--- Provided records ---

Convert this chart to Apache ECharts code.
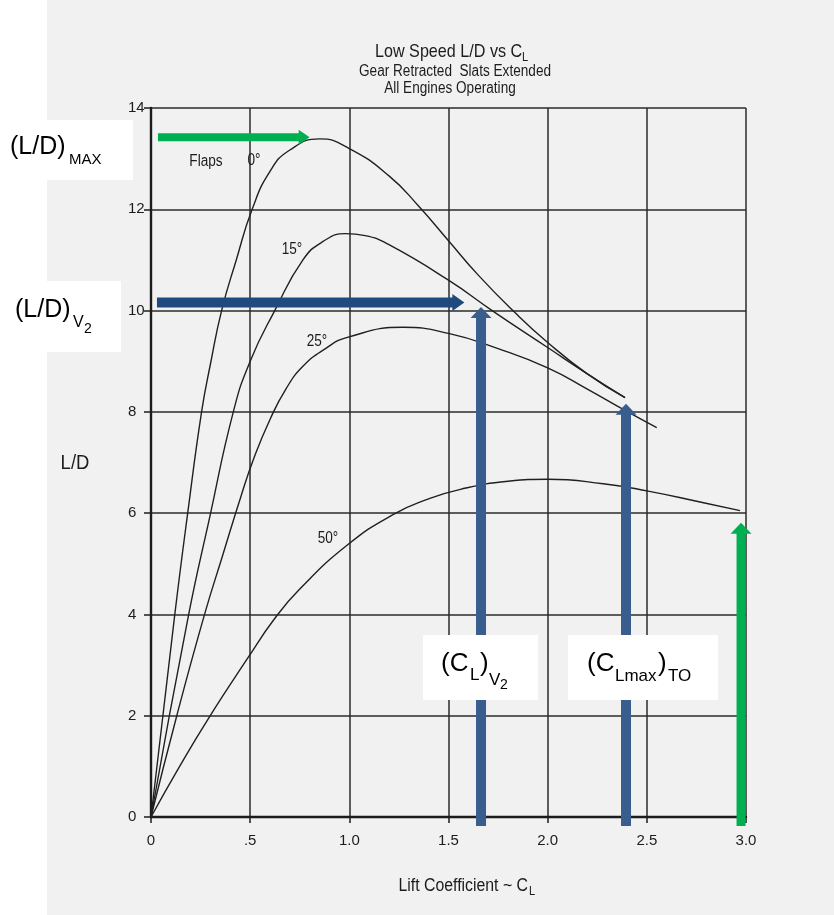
<!DOCTYPE html>
<html><head><meta charset="utf-8">
<script src="https://cdn.jsdelivr.net/npm/echarts@6/dist/echarts.min.js"></script>
<style>html,body{margin:0;padding:0;background:#fff}#c{width:834px;height:915px}</style>
</head><body><div id="c"></div>
<script>
// ---- data ----
const xTickValues = [0, 0.5, 1.0, 1.5, 2.0, 2.5, 3.0];
const xTickLabels = ['0', '.5', '1.0', '1.5', '2.0', '2.5', '3.0'];
const yTickValues = [0, 2, 4, 6, 8, 10, 12, 14];

const flaps0 = [[0,0],[0.12,4],[0.185,6],[0.255,8],[0.3,8.95],[0.356,10],[0.43,11],[0.51,12],[0.6,12.75],[0.7,13.17],[0.85,13.39],[1.0,13.2],[1.2,12.66],[1.35,12.06],[1.5,11.38],[1.65,10.7],[1.83,9.98],[2.0,9.37],[2.2,8.75],[2.39,8.28]];
const flaps15 = [[0,0],[0.19,4],[0.295,5.9],[0.415,8],[0.5,9],[0.624,10],[0.766,11.0],[0.866,11.36],[0.98,11.52],[1.08,11.48],[1.2,11.3],[1.5,10.6],[1.72,10.0],[2.0,9.27],[2.2,8.75],[2.39,8.28]];
const flaps25 = [[0,0],[0.13,2],[0.27,4],[0.36,5.15],[0.455,6.35],[0.52,7.1],[0.6,7.85],[0.68,8.45],[0.766,8.9],[0.88,9.25],[0.99,9.47],[1.27,9.67],[1.5,9.55],[1.75,9.25],[2.0,8.87],[2.2,8.45],[2.39,8.03],[2.55,7.69]];
const flaps50 = [[0,0],[0.14,0.97],[0.287,1.93],[0.49,3.15],[0.62,3.9],[0.75,4.5],[0.99,5.37],[1.22,5.97],[1.4,6.28],[1.56,6.47],[1.8,6.63],[2.0,6.67],[2.28,6.58],[2.5,6.44],[2.78,6.21],[2.97,6.05]];

// arrows: [x start, y start, x tip, y tip]
const arrowLDmax = [0.035, 13.42, 0.80, 13.42];
const arrowLDv2 = [0.03, 10.16, 1.58, 10.16];
const arrowCLv2 = [1.664, -0.18, 1.664, 10.07];
const arrowCLmaxTO = [2.395, -0.18, 2.395, 8.16];
const arrowCLend = [2.975, -0.18, 2.975, 5.81];

// ---- chart ----
const HELV = "'Liberation Sans',Arial,Helvetica,sans-serif";
const INK = '#1c1c1c';

function curve(name, data) {
  return {
    type: 'line', name, data, showSymbol: false, symbol: 'none', silent: true,
    smooth: 0.5, z: 3,
    lineStyle: { color: '#202020', width: 1.4 }
  };
}
function arrow(name, seg, color, shaftW, headW, headL) {
  return {
    type: 'custom', name, coordinateSystem: 'cartesian2d', clip: false, silent: true, z: 5,
    data: [seg], encode: { x: [0, 2], y: [1, 3] },
    renderItem(params, api) {
      const a = api.coord([api.value(0), api.value(1)]);
      const b = api.coord([api.value(2), api.value(3)]);
      const dx = b[0] - a[0], dy = b[1] - a[1];
      const L = Math.hypot(dx, dy), ux = dx / L, uy = dy / L, nx = -uy, ny = ux;
      const bx = b[0] - ux * headL, by = b[1] - uy * headL;
      const hw = shaftW / 2, hh = headW / 2;
      const pts = [
        [a[0] + nx * hw, a[1] + ny * hw], [bx + nx * hw, by + ny * hw], [bx + nx * hh, by + ny * hh],
        [b[0], b[1]], [bx - nx * hh, by - ny * hh], [bx - nx * hw, by - ny * hw], [a[0] - nx * hw, a[1] - ny * hw]
      ];
      return { type: 'polygon', shape: { points: pts }, style: { fill: color } };
    }
  };
}
// scan text: Helvetica-like, horizontally condensed
function txt(x, y, text, size, opts) {
  opts = opts || {};
  return {
    type: 'text', x, y, z: 120, silent: true,
    scaleX: opts.sx == null ? 0.85 : opts.sx,
    style: {
      text, fill: opts.fill || INK, font: size + 'px ' + HELV,
      align: opts.align || 'left', verticalAlign: 'middle'
    }
  };
}
function ptxt(x, y, text, size) {
  return txt(x, y, text, size, { sx: 1, fill: '#000' });
}
function box(x, y, w, h) {
  return { type: 'rect', z: 110, silent: true, shape: { x, y, width: w, height: h }, style: { fill: '#ffffff' } };
}

const chart = echarts.init(document.getElementById('c'), null, { renderer: 'canvas' });
chart.setOption({
  backgroundColor: '#f1f1f2',
  animation: false,
  grid: { left: 151, right: 88, top: 108, bottom: 98 },
  xAxis: {
    type: 'value', min: 0, max: 3, interval: 0.5,
    axisLine: { show: true, onZero: false, lineStyle: { color: INK, width: 2.4 } },
    axisTick: { show: true, length: 6, lineStyle: { color: INK, width: 1.5 } },
    axisLabel: {
      color: INK, fontFamily: HELV, fontSize: 15, margin: 16,
      formatter: v => { const i = xTickValues.indexOf(Math.round(v * 2) / 2); return i >= 0 ? xTickLabels[i] : ''; }
    },
    splitLine: { show: true, lineStyle: { color: '#2a2a2a', width: 1.5 } }
  },
  yAxis: {
    type: 'value', min: 0, max: 14, interval: 2,
    axisLine: { show: true, onZero: false, lineStyle: { color: INK, width: 2.4 } },
    axisTick: { show: true, length: 7, lineStyle: { color: INK, width: 1.5 } },
    axisLabel: { color: INK, fontFamily: HELV, fontSize: 15, margin: 23, align: 'left',
      formatter: v => (yTickValues.indexOf(v) >= 0 ? String(v) : '') },
    splitLine: { show: true, lineStyle: { color: '#2a2a2a', width: 1.5 } }
  },
  series: [
    curve('Flaps 0°', flaps0),
    curve('Flaps 15°', flaps15),
    curve('Flaps 25°', flaps25),
    curve('Flaps 50°', flaps50),
    arrow('(L/D)max', arrowLDmax, '#00b050', 8, 15, 11),
    arrow('(L/D)V2', arrowLDv2, '#1f4a7e', 10, 17, 12),
    arrow('(CL)V2', arrowCLv2, '#395e8e', 10, 21, 11),
    arrow('(CLmax)TO', arrowCLmaxTO, '#395e8e', 10, 21, 11),
    arrow('CL end', arrowCLend, '#00b050', 9, 21, 11)
  ],
  graphic: [
    { type: 'rect', z: -10, silent: true, shape: { x: 0, y: 0, width: 47, height: 915 }, style: { fill: '#ffffff' } },
    // title
    txt(375, 52, 'Low Speed L/D vs C', 19),
    txt(522, 57, 'L', 13),
    txt(455, 72, 'Gear Retracted  Slats Extended', 16, { align: 'center' }),
    txt(450, 89, 'All Engines Operating', 16, { align: 'center' }),
    // axis names
    txt(75, 463, 'L/D', 21, { align: 'center', sx: 0.88 }),
    txt(528, 886, 'Lift Coefficient ~ C', 18, { align: 'right', sx: 0.88 }),
    txt(529, 891, 'L', 13),
    // curve labels
    txt(206, 162, 'Flaps', 16, { align: 'center' }),
    txt(254, 161, '0°', 16, { align: 'center' }),
    txt(292, 250, '15°', 16, { align: 'center' }),
    txt(317, 342, '25°', 16, { align: 'center' }),
    txt(328, 539, '50°', 16, { align: 'center' }),
    // annotation boxes
    box(0, 120, 133, 60),
    ptxt(10, 147, '(L/D)', 25),
    ptxt(69, 160, 'MAX', 15),
    box(0, 281, 121, 71),
    ptxt(15, 310, '(L/D)', 25),
    ptxt(73, 323, 'V', 16),
    ptxt(84, 329, '2', 14),
    box(423, 635, 115, 65),
    ptxt(441, 664, '(C', 26),
    ptxt(470, 675, 'L', 17),
    ptxt(480, 664, ')', 26),
    ptxt(489, 680, 'V', 17),
    ptxt(500, 685, '2', 14),
    box(568, 635, 150, 65),
    ptxt(587, 664, '(C', 26),
    ptxt(615, 676, 'Lmax', 17),
    ptxt(658, 664, ')', 26),
    ptxt(668, 676, 'TO', 17)
  ]
});
</script></body></html>
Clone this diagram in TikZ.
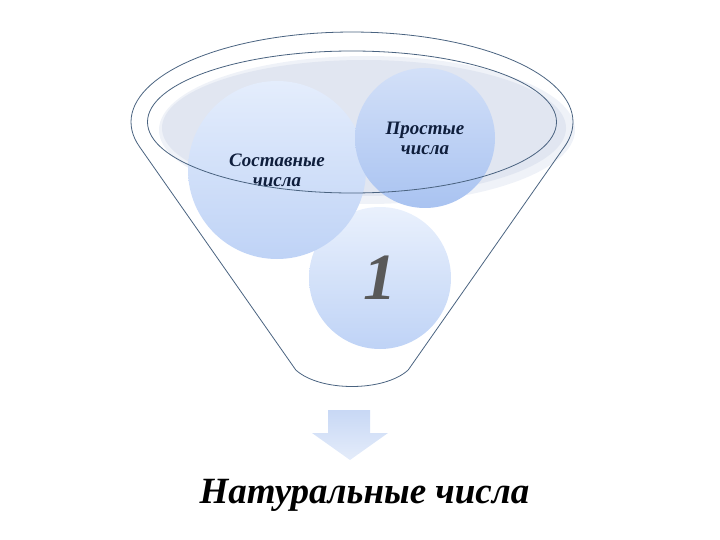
\documentclass[tikz,border=0pt]{standalone}
\usepackage{fontspec}
\setmainfont{Liberation Serif}
\usepackage{tikz}
\usetikzlibrary{positioning}
\definecolor{rimline}{HTML}{4A6380}
\definecolor{bowlfill}{HTML}{E1E6F1}
\definecolor{bowlglow}{HTML}{EFF2F8}
\definecolor{navytext}{HTML}{0F1E3C}
\definecolor{onegray}{HTML}{595959}
\definecolor{balltop}{HTML}{E4EDFC}
\definecolor{ballbot}{HTML}{BFD3F6}
\definecolor{primetop}{HTML}{D3E0F8}
\definecolor{primebot}{HTML}{A9C3F1}
\definecolor{arrowtop}{HTML}{C8D8F5}
\definecolor{arrowbot}{HTML}{E4ECFA}

\begin{document}
\begin{tikzpicture}[x=1pt, y=-1pt,
	bubble/.style={circle, inner sep=0pt, align=center, text=navytext,
	               font=\bfseries\itshape\fontsize{19}{20}\selectfont},
	rim/.style={draw=rimline, line width=0.8pt}]
	\useasboundingbox (0,0) rectangle (720,540);

	% bowl of the funnel
	\fill[bowlglow] (367,130) ellipse [x radius=208, y radius=74];
	\fill[bowlfill] (364,128) ellipse [x radius=202, y radius=68];

	% the three balls
	\node[bubble, minimum size=142pt, top color=balltop!80!white, bottom color=ballbot] (one) at (380,278)
		{\fontsize{66}{66}\selectfont\color{onegray}1};
	\node[bubble, minimum size=178pt, top color=balltop, bottom color=ballbot] (comp) at (277,170)
		{Составные\\числа};
	\node[bubble, minimum size=140pt, top color=primetop, bottom color=primebot] (prime) at (425,138)
		{Простые\\числа};

	% funnel outline
	\coordinate (lowright) at (408.2,370);
	\coordinate (lowleft) at (295.8,370);
	\draw[rim] (352,122) ellipse [x radius=204.5, y radius=71];
	\draw[rim] (lowright) -- (564.6,146.6)
		-- plot[domain=-15.9:195.9, samples=80] ({352+221*cos(\x)}, {122-90*sin(\x)})
		-- (lowleft) .. controls (320,392) and (384,392) .. (lowright);

	% arrow and result
	\path[top color=arrowtop, bottom color=arrowbot]
		(328,410) -- (370,410) -- (370,433) -- (388,433) -- (350,460)
		-- (312,433) -- (328,433) -- cycle;
	\node[anchor=base, inner sep=0pt, font=\bfseries\itshape\fontsize{37}{40}\selectfont] (nat) at (364.5,503)
		{Натуральные числа};
\end{tikzpicture}
\end{document}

---

> _Stated task_:
Make an exact copy of the lines from the one that contains "Clone this diagram in TikZ." through the one that contains "radius=202, y radius=68];", both included, and no other lines. Pictures are skipped.

> _The solution_:
Clone this diagram in TikZ.
\documentclass[tikz,border=0pt]{standalone}
\usepackage{fontspec}
\setmainfont{Liberation Serif}
\usepackage{tikz}
\usetikzlibrary{positioning}
\definecolor{rimline}{HTML}{4A6380}
\definecolor{bowlfill}{HTML}{E1E6F1}
\definecolor{bowlglow}{HTML}{EFF2F8}
\definecolor{navytext}{HTML}{0F1E3C}
\definecolor{onegray}{HTML}{595959}
\definecolor{balltop}{HTML}{E4EDFC}
\definecolor{ballbot}{HTML}{BFD3F6}
\definecolor{primetop}{HTML}{D3E0F8}
\definecolor{primebot}{HTML}{A9C3F1}
\definecolor{arrowtop}{HTML}{C8D8F5}
\definecolor{arrowbot}{HTML}{E4ECFA}

\begin{document}
\begin{tikzpicture}[x=1pt, y=-1pt,
	bubble/.style={circle, inner sep=0pt, align=center, text=navytext,
	               font=\bfseries\itshape\fontsize{19}{20}\selectfont},
	rim/.style={draw=rimline, line width=0.8pt}]
	\useasboundingbox (0,0) rectangle (720,540);

	% bowl of the funnel
	\fill[bowlglow] (367,130) ellipse [x radius=208, y radius=74];
	\fill[bowlfill] (364,128) ellipse [x radius=202, y radius=68];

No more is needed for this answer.